The P-G’s Rich Lord frames him as Marcus the Consolidator:
“When I think of consolidation, that is something that on Day One we would go after,” he said yesterday. “Every function of government, every single function of government, is on the table to possibly be merged.”
That contrasts Mr. DeSantis with Mayor Luke Ravenstahl, who has cautiously approached the folding of parts of city government into the county.
However, this puts him in striking accord with incoming controller Michael Lamb. We wonder how Mark DeSantis feels about data-driven decision making.

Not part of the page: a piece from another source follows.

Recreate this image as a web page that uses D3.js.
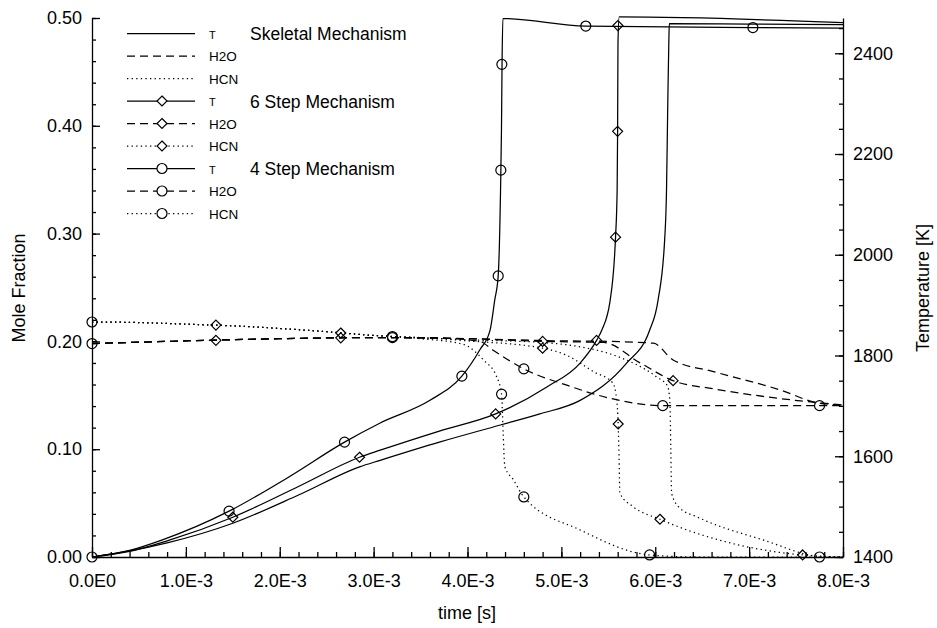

He said he’s heartened by the Democratic primary victories of three city council challengers, and the pro-change platform of Councilman William Peduto, who abandoned a primary run against the mayor in March.
“This will cut across party lines,” Mr. DeSantis said. “If you want change, profound change, that’s what we’re about.”
Oh, it’s we now, eh Kemo Sabe?
Not to be grossly outdone, the Trib’s Jeremy Boren keys in on finances more broadly:
“The debt and liabilities are really off the scale,” he said. “Unless it’s addressed right now, directly, on a grand scale, it will overwhelm this city. It will overwhelm our ability to take care of ourselves. And to me that’s a big deal.”
We wonder how long it will take until DeSantis is cast as a dangerous pessimist, and an anti-Pittsburgh’s-futurist.
We learn that DeSantis has a master’s in business administration, another master’s in technology management, and a doctorate in public policy.
He worked for George H.W. Bush and for Senator John Heinz; two more palatable Republicans you can not find.
If Mark DeSantis and his cheerleaders ever learn to stop describing their aspirations as “at least getting Ravesntahl to debate,” then little will stop him from being perceived as a serious candidate — and those rusty Republican cash spigots might finally start turning.